Drame de la petite Nihal/Nous sommes tous responsables

Redaction

Updated on:

La petite Nihal a été retrouvée morte. Inutile d’énumérer les détails sordides qui accentuent notre douleur et surtout celle de sa famille. Retenons qu’un ange vient de nous quitter et que notre petite fille est partie rejoindre le monde de l’innocence et celui de l’amour, car les anges ne meurent jamais.

 

Ici-bas, les adultes sont de moins en moins humains et de plus en plus esclaves de leurs instincts, depuis qu’ils ont perdu leurs repères et qu’ils naviguent à la seule boussole de l’argent, de la richesse et des plaisirs ; depuis qu’ils ne croient plus aux valeurs morales qu’on leur assène par fournées et qu’ils ne retrouvent pas chez ceux-là-mêmes qui les abreuvent à longueur de journées de conseils et de leçons qu’ils ont oublié d’appliquer à eux-mêmes.

Là-haut, Nihal pourra peut-être se consoler en découvrant qu’elle vient de quitter un monde difforme et glauque habité par un troupeau que seule préoccupe la ration de foin et de carottes et qui mobilise ses fourches non pas pour réclamer la tête de celui qui a laissé faire mais pour pendre haut et court le délinquant parmi eux. A Oran et ailleurs, la foule est en colère.

C’est la foule qui se défoule car il faut bien se délivrer du démon qui l’habite et que c’est bien plus facile de l’exorciser ensemble que de rester seul en sa compagnie. Il y a les autres ; ceux qui n’ont rien vu venir, qui dorment tranquilles puisqu’ils sont innocents et qui ferment leurs volets dès qu’ils voient la foule. Nietzsche a dit que le peuple a toujours raison mais que la foule a toujours tort. Et il a bien raison. Alors il faut choisir.

Entre le peuple et la foule, il faut rejoindre le peuple mais poser ses conditions, comme s’approprier sa sagesse, participer à ses victoires contre les potentats, partager ses joies et ses tristesses et surtout respecter chaque personne et chaque individu dans ce qui constitue nos différences.

 

La foule réclame la peine de mort.

En appeler à la mort pour se délivrer du mal, c’est comme appliquer un emplâtre sur une jambe de bois, c’est comme briser le miroir pour guérir l’eczéma.

Ce n’est pas en actionnant la guillotine qu’on éradique la pédophilie et ce n’est pas en enfermant les femmes (à tous les sens du terme) qu’on fera disparaître les frustrations sexuelles. L’ennemi est connu ; c’est la violence sociale et cette violence, pas toujours visible ne peut qu’engendrer des monstres.

On peut comprendre le désir de vengeance et le besoin de venir à bout de la barbarie et de ces monstres qui ne vivent que de sang, d’argent et de sexe, mais la peine de mort n’est pas le remède.
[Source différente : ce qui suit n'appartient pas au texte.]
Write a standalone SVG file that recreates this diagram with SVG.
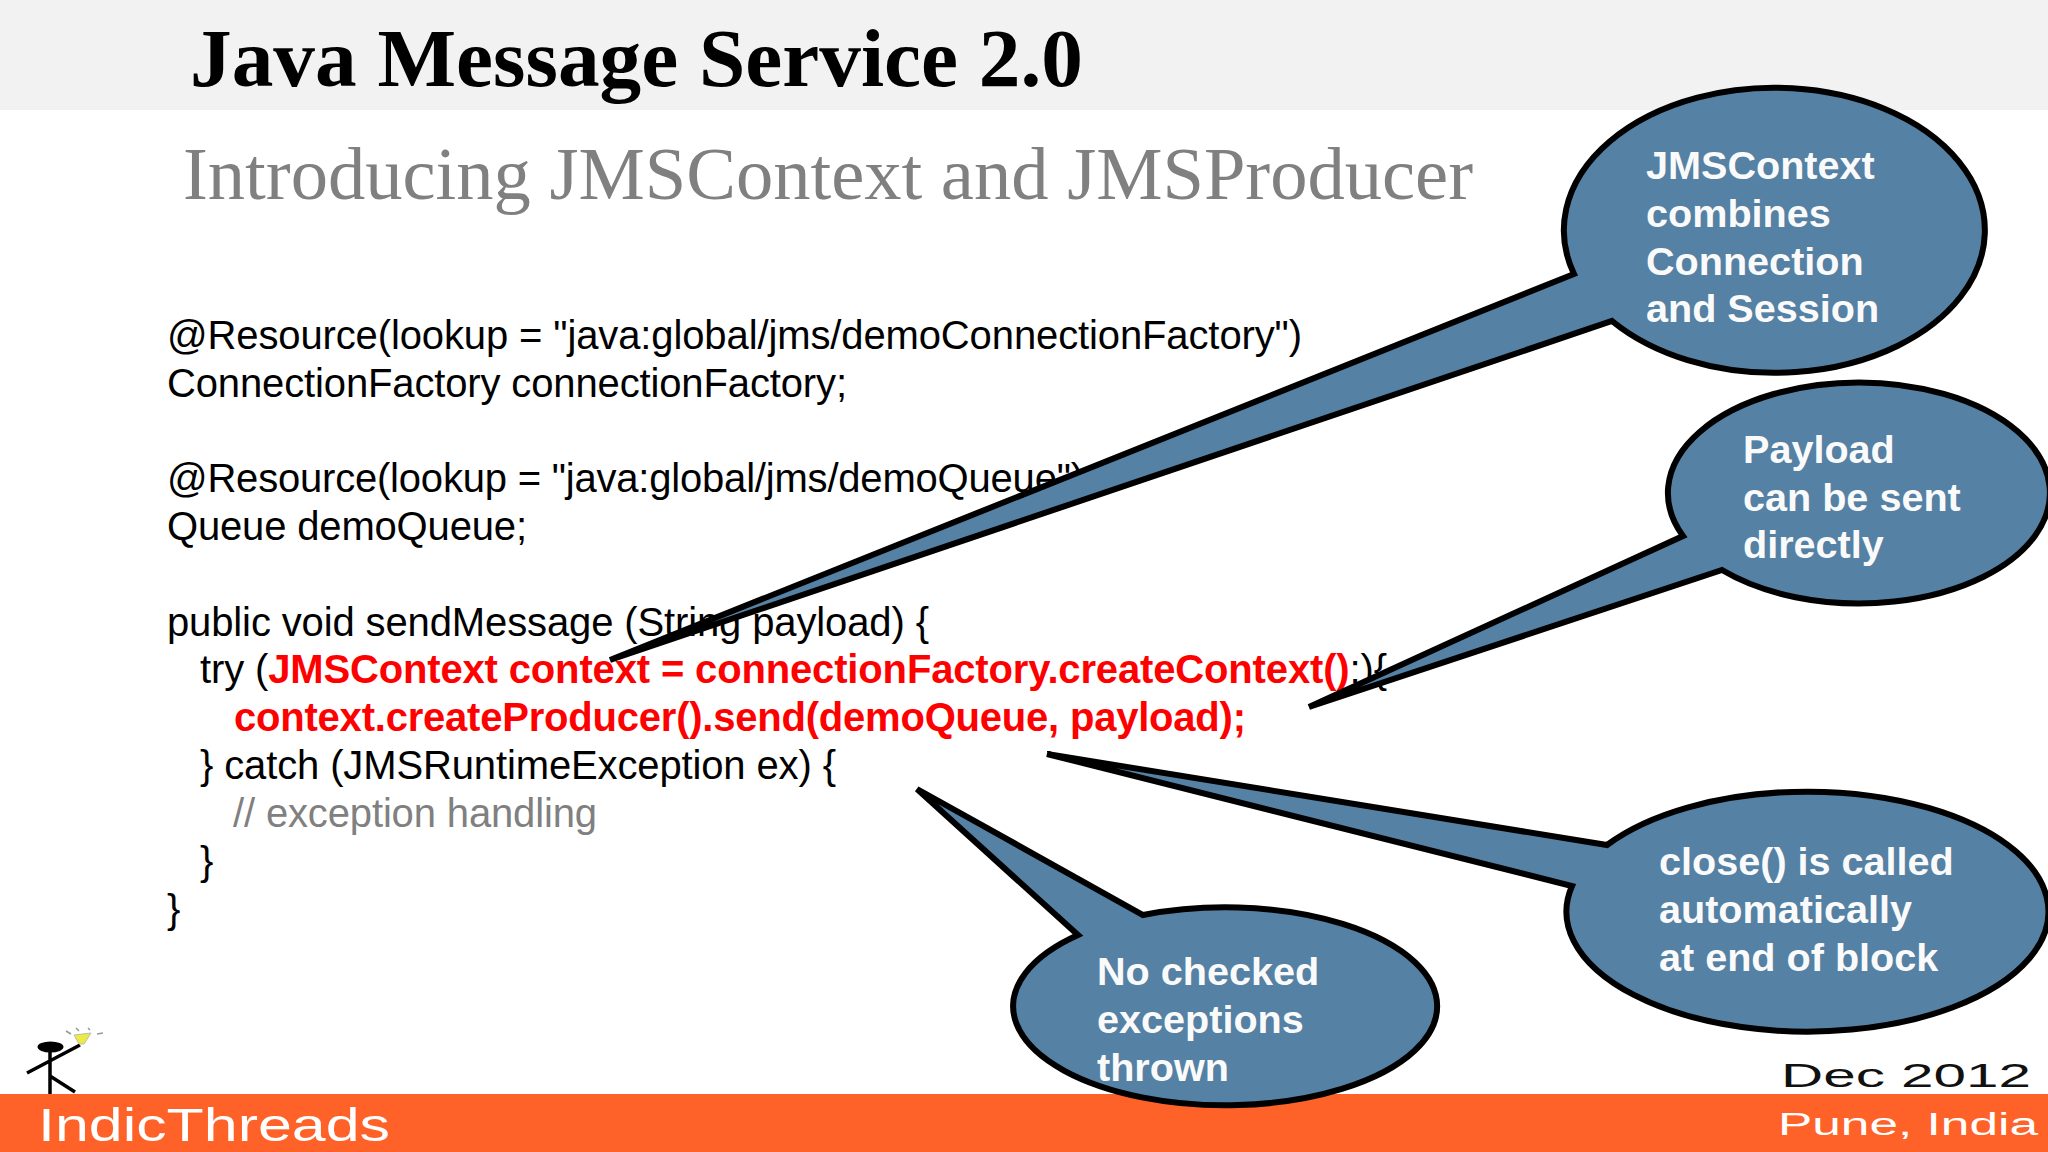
<svg xmlns="http://www.w3.org/2000/svg" width="2048" height="1152" viewBox="0 0 2048 1152">
<style>
.code{font-family:"Liberation Sans",Arial,sans-serif;font-size:40px;fill:#000}
.red{fill:#f00;font-weight:bold}
.gray{fill:#808080}
.call{fill:#5581a4;stroke:#000;stroke-width:6;stroke-linejoin:miter}
.ct{font-family:"Liberation Sans",Arial,sans-serif;font-weight:bold;font-size:39.600px;fill:#fafafa}
.foot{font-family:"Liberation Sans",sans-serif}
</style>
<rect width="2048" height="1152" fill="#fff"/>
<rect width="2048" height="110" fill="#f2f2f2"/>
<text x="190" y="86" font-family="Liberation Serif,serif" font-weight="bold" font-size="82" textLength="893" lengthAdjust="spacingAndGlyphs" fill="#000">Java Message Service 2.0</text>
<text x="183" y="199" font-family="Liberation Serif,serif" font-size="73" textLength="1290" lengthAdjust="spacingAndGlyphs" fill="#808080">Introducing JMSContext and JMSProducer</text>
<g id="code">
<text class="code" x="167" y="349" textLength="1135">@Resource(lookup = "java:global/jms/demoConnectionFactory")</text>
<text class="code" x="167" y="397" textLength="680">ConnectionFactory connectionFactory;</text>
<text class="code" x="167" y="492" textLength="917">@Resource(lookup = "java:global/jms/demoQueue")</text>
<text class="code" x="167" y="540" textLength="360">Queue demoQueue;</text>
<text class="code" x="167" y="636" textLength="762">public void sendMessage (String payload) {</text>
<text class="code" x="200" y="683" textLength="1187">try (<tspan class="red">JMSContext context = connectionFactory.createContext()</tspan>;){</text>
<text class="code red" x="234" y="731" textLength="1012">context.createProducer().send(demoQueue, payload);</text>
<text class="code" x="200" y="779" textLength="636">} catch (JMSRuntimeException ex) {</text>
<text class="code gray" x="233" y="827" textLength="364">// exception handling</text>
<text class="code" x="200" y="875">}</text>
<text class="code" x="167" y="923">}</text>
</g>
<g id="connectors"></g>
<g id="callout-context">
<path class="call" d="M1574 274A210.500 142.500 0 1 1 1612 321L610 660Z"/>
<text class="ct" x="1646" y="179">JMSContext</text>
<text class="ct" x="1646" y="227">combines</text>
<text class="ct" x="1646" y="275">Connection</text>
<text class="ct" x="1646" y="322">and Session</text>
</g>
<g id="callout-payload">
<path class="call" d="M1683 536A191 110.500 0 1 1 1722 570L1309 707Z"/>
<text class="ct" x="1743" y="463">Payload</text>
<text class="ct" x="1743" y="511">can be sent</text>
<text class="ct" x="1743" y="558">directly</text>
</g>
<g id="callout-close">
<path class="call" d="M1607 845A241 120 0 1 1 1572 886L1047 754Z"/>
<text class="ct" x="1659" y="875">close() is called</text>
<text class="ct" x="1659" y="923">automatically</text>
<text class="ct" x="1659" y="971">at end of block</text>
</g>
<g id="footer">
<rect y="1094" width="2048" height="58" fill="#ff6228"/>
<text class="foot" x="38" y="1141" font-size="47" textLength="352" lengthAdjust="spacingAndGlyphs" fill="#fff">IndicThreads</text>
<text class="foot" x="1781" y="1087" font-size="33" textLength="250" lengthAdjust="spacingAndGlyphs" fill="#111">Dec 2012</text>
<text class="foot" x="1778" y="1135" font-size="31" textLength="260" lengthAdjust="spacingAndGlyphs" fill="#fff">Pune, India</text>
</g>
<g id="callout-checked">
<path class="call" d="M1078 935L917 789L1143 915A212 99 0 1 1 1078 935Z"/>
<text class="ct" x="1097" y="985">No checked</text>
<text class="ct" x="1097" y="1033">exceptions</text>
<text class="ct" x="1097" y="1081">thrown</text>
</g>
<g id="logo">
<ellipse cx="50.500" cy="1047" rx="13" ry="5.500" fill="#000"/>
<path d="M50 1050V1094M27 1073L80 1045M50 1076L75 1092" stroke="#000" stroke-width="3.500" fill="none"/>
<path d="M74 1035L91 1033L84 1044L79 1044Z" fill="#ecec40" stroke="#bbb" stroke-width="1"/>
<path d="M66 1031L71 1034M76 1028L79 1031M88 1028L90 1030M97 1034L103 1033" stroke="#999" stroke-width="1.500" fill="none"/>
</g>
</svg>
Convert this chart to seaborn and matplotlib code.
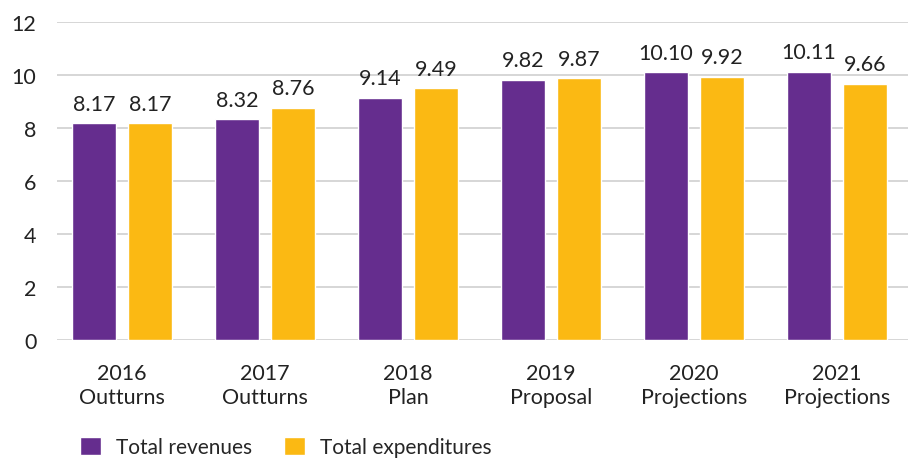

Le peuple devra exiger de ses élus la fin des privilèges et du népotisme, la sévérité de la loi contre la corruption, la fin du laisser-aller, le respect de la liberté individuelle ; en un mot, la fin de cette violence sociale qui est le terreau de la violence tout court.

Nihal restera pour nous le symbole d’un gâchis impardonnable dont nous sommes tous responsables, et qui hélas risque de se reproduire périodiquement, au rythme des kidnappings et des demandes de rançons si on continue à laisser faire et à ne réagir que lorsque le mal est fait.